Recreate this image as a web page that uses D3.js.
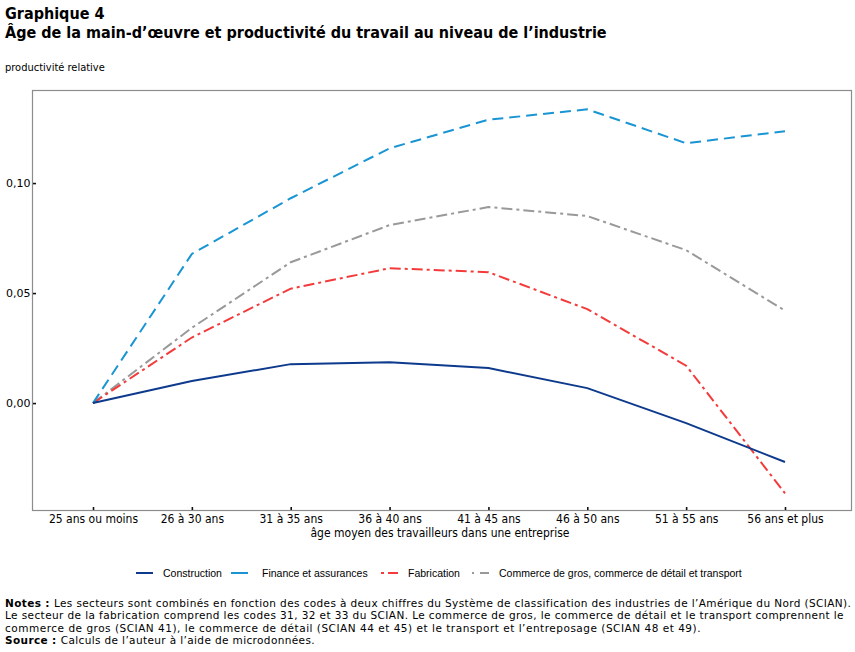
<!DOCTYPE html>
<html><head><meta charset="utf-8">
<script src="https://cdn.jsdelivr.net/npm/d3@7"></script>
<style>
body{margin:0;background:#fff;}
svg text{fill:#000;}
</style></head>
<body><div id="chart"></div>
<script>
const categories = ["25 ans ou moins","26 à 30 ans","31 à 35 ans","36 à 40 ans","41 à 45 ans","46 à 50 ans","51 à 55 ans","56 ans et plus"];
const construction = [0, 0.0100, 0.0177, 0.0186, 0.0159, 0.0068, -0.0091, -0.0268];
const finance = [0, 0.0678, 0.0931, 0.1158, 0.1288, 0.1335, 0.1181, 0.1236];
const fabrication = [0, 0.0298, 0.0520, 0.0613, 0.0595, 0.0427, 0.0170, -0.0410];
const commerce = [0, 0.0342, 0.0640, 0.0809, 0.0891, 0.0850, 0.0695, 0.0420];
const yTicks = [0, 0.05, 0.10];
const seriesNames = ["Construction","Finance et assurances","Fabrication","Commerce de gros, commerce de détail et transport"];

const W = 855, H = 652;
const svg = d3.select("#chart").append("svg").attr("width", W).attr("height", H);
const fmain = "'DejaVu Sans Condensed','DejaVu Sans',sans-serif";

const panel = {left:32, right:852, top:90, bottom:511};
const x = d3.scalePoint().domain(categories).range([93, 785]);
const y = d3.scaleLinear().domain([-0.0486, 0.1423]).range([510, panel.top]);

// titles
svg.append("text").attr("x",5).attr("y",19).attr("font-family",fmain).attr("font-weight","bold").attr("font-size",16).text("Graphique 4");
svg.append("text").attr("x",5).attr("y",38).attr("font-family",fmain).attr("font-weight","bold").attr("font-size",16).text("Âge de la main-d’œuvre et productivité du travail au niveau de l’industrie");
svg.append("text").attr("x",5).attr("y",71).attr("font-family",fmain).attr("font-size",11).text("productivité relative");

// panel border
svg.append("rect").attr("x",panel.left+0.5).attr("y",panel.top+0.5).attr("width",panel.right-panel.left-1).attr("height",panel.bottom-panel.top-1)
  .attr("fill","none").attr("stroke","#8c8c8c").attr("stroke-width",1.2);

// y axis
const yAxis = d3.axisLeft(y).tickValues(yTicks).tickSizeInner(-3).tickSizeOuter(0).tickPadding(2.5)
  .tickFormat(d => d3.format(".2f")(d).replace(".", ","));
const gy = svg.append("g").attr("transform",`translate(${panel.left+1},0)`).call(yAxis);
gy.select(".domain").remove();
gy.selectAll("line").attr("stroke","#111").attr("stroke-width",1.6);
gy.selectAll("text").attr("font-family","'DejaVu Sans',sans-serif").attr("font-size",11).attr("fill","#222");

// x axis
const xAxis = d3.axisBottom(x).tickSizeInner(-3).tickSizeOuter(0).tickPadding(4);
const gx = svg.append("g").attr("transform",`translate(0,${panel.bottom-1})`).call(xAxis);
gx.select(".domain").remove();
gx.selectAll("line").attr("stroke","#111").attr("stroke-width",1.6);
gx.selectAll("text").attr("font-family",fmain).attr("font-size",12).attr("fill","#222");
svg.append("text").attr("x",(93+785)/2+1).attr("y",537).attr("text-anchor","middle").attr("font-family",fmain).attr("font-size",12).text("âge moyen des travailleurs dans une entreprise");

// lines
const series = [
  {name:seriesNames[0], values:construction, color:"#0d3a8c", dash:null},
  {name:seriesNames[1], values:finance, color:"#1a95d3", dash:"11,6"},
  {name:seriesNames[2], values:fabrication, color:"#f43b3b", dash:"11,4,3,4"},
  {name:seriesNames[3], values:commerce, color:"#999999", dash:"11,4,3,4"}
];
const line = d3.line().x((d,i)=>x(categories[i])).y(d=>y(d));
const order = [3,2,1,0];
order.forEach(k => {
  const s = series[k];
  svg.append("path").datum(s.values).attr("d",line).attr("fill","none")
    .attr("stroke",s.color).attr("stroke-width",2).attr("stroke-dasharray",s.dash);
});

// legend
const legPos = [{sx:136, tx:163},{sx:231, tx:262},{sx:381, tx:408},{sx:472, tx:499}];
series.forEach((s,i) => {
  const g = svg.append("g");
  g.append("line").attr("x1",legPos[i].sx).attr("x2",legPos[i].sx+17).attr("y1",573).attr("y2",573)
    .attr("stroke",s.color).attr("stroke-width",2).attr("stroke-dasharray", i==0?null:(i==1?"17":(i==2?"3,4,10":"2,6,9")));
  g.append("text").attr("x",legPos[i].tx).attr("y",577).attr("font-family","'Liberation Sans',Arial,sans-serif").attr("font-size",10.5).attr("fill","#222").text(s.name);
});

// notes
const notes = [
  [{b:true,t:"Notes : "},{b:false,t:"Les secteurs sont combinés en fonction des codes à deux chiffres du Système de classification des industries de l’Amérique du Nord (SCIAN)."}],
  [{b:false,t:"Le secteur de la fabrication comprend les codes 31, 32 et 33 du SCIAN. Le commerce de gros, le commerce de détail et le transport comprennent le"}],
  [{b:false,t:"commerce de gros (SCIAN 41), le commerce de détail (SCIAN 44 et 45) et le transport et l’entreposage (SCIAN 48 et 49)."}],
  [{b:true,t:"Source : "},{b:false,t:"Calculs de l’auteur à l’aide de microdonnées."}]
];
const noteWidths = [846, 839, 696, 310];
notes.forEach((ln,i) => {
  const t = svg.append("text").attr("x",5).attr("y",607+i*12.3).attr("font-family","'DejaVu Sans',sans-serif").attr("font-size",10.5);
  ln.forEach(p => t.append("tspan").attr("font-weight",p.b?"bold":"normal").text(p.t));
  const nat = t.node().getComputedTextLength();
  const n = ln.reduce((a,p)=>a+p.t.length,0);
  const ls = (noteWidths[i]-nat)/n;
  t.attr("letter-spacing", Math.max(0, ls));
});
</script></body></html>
---
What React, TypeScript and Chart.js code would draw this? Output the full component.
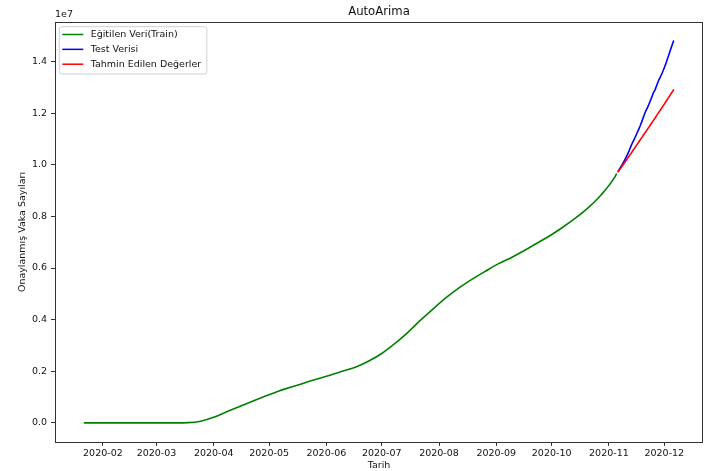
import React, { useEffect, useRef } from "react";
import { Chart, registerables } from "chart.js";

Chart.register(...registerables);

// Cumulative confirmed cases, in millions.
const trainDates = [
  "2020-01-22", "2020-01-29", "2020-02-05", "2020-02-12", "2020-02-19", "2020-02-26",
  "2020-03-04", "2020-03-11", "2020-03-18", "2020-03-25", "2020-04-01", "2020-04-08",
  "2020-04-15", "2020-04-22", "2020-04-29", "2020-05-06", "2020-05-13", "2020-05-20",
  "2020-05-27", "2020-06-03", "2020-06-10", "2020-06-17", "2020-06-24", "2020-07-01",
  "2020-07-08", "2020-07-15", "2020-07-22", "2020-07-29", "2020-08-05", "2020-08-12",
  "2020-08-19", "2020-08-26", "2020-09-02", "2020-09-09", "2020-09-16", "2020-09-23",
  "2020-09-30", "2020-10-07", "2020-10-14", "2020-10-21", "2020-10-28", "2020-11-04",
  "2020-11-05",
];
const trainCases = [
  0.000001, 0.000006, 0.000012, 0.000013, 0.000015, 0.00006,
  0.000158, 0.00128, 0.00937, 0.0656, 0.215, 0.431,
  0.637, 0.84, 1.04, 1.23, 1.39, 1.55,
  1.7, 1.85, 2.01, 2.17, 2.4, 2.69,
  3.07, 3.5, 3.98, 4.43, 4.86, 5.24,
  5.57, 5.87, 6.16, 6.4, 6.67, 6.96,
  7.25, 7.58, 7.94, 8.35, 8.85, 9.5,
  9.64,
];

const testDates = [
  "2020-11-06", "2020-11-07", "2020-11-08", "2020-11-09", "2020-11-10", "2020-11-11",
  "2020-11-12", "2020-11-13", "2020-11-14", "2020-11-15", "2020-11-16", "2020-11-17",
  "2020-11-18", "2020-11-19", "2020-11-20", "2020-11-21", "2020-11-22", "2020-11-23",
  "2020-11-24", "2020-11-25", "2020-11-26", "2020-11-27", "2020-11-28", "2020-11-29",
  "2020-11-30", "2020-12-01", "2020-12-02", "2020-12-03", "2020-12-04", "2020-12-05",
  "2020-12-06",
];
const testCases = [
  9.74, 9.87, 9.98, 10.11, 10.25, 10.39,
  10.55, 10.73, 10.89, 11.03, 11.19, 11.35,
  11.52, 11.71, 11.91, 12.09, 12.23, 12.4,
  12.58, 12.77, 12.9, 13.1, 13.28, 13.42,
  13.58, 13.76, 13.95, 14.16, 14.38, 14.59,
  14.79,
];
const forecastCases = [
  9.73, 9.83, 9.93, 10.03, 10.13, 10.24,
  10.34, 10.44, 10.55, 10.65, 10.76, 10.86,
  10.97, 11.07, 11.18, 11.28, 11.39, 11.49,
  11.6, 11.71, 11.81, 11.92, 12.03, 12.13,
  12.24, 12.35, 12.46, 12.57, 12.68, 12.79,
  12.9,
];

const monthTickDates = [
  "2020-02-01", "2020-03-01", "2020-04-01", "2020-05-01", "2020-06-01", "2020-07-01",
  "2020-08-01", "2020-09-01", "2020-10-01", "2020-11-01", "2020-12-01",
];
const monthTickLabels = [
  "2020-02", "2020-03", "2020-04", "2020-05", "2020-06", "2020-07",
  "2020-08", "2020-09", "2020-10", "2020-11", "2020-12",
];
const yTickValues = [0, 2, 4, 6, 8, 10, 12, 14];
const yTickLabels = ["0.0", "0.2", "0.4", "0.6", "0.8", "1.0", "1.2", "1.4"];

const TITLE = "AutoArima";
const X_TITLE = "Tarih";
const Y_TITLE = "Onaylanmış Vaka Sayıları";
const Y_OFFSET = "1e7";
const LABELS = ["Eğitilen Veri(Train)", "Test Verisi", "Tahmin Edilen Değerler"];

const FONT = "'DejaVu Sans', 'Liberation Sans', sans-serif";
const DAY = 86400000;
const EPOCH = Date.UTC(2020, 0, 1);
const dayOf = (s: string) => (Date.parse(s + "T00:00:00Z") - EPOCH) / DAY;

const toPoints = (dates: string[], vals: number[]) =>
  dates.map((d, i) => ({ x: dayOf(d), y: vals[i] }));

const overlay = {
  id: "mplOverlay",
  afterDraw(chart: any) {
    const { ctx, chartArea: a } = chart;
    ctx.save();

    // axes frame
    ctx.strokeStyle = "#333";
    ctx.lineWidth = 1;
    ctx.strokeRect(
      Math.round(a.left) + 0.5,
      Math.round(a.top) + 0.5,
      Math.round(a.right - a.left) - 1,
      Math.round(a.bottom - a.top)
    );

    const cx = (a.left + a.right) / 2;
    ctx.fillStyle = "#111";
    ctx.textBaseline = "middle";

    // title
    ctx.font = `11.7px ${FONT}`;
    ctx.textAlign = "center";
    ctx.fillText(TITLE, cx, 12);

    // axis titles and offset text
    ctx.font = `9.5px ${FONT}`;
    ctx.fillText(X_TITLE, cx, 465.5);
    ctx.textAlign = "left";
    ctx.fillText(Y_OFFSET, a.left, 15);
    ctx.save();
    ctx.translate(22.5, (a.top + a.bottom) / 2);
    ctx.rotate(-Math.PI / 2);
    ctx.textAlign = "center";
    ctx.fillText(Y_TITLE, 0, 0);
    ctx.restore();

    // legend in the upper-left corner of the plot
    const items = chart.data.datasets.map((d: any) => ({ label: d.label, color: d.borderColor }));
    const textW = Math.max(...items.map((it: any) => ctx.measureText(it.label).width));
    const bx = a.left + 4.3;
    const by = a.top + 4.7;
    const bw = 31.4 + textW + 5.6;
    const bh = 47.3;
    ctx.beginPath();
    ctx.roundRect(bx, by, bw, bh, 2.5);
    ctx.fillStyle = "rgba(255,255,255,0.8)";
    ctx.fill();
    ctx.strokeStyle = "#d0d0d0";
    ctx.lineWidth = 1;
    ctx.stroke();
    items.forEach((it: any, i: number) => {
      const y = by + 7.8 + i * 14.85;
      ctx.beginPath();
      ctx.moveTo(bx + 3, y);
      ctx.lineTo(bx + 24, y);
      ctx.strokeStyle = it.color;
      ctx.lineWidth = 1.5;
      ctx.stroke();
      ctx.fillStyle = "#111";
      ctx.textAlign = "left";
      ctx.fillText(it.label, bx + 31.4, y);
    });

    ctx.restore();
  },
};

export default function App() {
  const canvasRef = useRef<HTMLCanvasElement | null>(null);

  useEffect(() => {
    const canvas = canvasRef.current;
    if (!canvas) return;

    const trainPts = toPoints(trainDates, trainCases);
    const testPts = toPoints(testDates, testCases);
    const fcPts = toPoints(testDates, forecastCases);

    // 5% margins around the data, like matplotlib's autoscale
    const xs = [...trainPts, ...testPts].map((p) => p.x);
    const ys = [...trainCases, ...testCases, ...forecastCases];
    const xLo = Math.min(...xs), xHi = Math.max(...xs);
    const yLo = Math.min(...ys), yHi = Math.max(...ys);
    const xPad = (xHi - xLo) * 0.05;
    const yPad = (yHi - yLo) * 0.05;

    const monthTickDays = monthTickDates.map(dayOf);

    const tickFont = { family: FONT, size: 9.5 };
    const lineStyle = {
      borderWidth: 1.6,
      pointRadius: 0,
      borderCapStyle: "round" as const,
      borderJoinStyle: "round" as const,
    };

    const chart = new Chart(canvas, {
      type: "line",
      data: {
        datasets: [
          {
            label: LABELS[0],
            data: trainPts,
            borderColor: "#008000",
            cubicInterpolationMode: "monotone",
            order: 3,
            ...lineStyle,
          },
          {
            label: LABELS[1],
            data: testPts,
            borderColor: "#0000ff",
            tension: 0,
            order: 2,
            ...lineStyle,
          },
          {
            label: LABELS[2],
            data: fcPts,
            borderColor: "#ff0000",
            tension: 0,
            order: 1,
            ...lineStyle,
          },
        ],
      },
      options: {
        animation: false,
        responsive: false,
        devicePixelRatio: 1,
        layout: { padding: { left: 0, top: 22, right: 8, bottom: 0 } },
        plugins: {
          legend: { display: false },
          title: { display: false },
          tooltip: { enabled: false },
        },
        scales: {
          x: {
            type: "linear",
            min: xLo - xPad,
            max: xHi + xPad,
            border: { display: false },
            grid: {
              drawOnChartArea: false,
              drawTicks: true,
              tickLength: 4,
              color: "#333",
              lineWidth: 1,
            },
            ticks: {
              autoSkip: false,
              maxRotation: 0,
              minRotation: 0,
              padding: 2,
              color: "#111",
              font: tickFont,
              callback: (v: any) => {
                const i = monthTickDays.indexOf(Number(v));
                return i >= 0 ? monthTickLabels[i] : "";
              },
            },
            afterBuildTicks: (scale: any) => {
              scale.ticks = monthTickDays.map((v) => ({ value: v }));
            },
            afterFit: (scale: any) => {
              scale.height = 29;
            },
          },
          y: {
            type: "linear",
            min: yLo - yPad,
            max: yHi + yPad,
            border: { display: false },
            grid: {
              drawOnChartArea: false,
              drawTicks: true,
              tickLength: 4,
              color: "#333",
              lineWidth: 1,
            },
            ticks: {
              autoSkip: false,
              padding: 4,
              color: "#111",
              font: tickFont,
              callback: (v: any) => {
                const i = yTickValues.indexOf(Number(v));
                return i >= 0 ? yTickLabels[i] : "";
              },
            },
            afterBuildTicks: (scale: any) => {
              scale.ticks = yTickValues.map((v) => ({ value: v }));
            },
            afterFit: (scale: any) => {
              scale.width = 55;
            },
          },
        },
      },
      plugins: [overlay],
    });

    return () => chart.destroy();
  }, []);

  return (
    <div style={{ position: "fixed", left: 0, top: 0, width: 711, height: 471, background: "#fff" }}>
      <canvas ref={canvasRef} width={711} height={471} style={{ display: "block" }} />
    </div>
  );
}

Aim:
Nothing but the lines above, starting at the line that contains "What React, TypeScript" and ending at the line that contains "Chart.register(...registerables);", should be given again, exactly and without the pictures.

Reply to the exercise:
What React, TypeScript and Chart.js code would draw this? Output the full component.
import React, { useEffect, useRef } from "react";
import { Chart, registerables } from "chart.js";

Chart.register(...registerables);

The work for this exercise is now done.